Two CV-22 Osprey aircraft from the 8th Special Operation Squadron fly over the coast of northwest Florida. Air Force Special Operations Command grounded its Osprey fleet for safety reasons after unexplained clutch problems forced crews to land. (Air Force)
WASHINGTON — A problem with the clutch on Air Force Special Operations Command’s CV-22 Osprey aircraft has prompted the command to ground its fleet while it tries to find the cause.
In an email to Defense News, AFSOC public affairs director Lt. Col. Becky Heyse said that the command’s 52 tiltrotor Ospreys were grounded on Tuesday due to recent “hard clutch engagement” incidents. Two such problems have happened in the last six weeks, and there were previously two others that occurred since 2017.
AFSOC Commander Lt. Gen.
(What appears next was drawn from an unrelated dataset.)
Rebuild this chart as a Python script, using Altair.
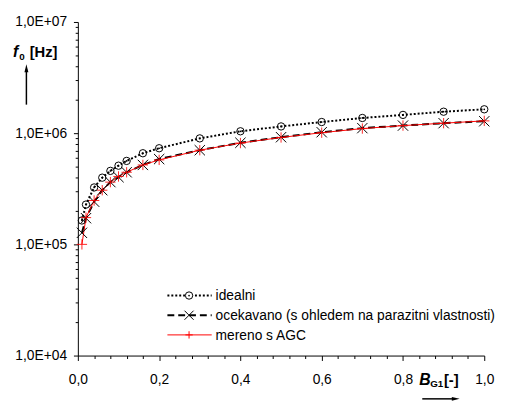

Jim Slife ordered the stand-down to ensure airmen’s safety, Heyse said.
No one was injured as a result of the four clutch problems.
“We absolutely owe the air crew information about why this is happening and how we’re going to mitigate it,” Heyse said. “Because we don’t have that now, Gen. Slife didn’t feel comfortable flying them.”
The stand-down and clutch problem was first reported by Breaking Defense.
Hard clutch engagement occurs when the clutch connecting the propeller’s rotor gear box to its engine slips. When this happens, Ospreys are designed to transfer the power load from that engine to the other engine immediately, which would allow it to keep operating if an engine failed.
In these incidents, the clutch on the original gear box has engaged and the power load transferred back, within a span of milliseconds. The large transfer of torque causes the Osprey to lurch, and the air crews land immediately. These problems in the past have led to the replacement of Ospreys’ gear boxes and engines, which qualified them as Class A mishaps.
Heyse said AFSOC is not sure whether it is a mechanical, design or software problem causing these hard clutch engagements, and as a result can’t put solutions in place to stop it from happening again until the command knows more. It is not yet known how long the Ospreys will be grounded.
AFSOC staff will work with the V-22 Joint Program Office and industry partners — the CV-22 is made by Bell Boeing, and its engines are built by Rolls-Royce — to study the data, figure out what is causing it and develop ways “to mitigate the likelihood of catastrophic outcomes.”
Nine Marines have died in two of that service’s MV-22B Osprey crashes earlier this year. A crash in Norway in March killed four Marines, and investigators concluded pilot error was the primary cause. In June, five Marines died in another MV-22B Osprey crash, this one in California. Those two crashes, as well as four other Class A mishaps this year, prompted the Marine Corps to order a one-day safety standdown for aviation units this summer.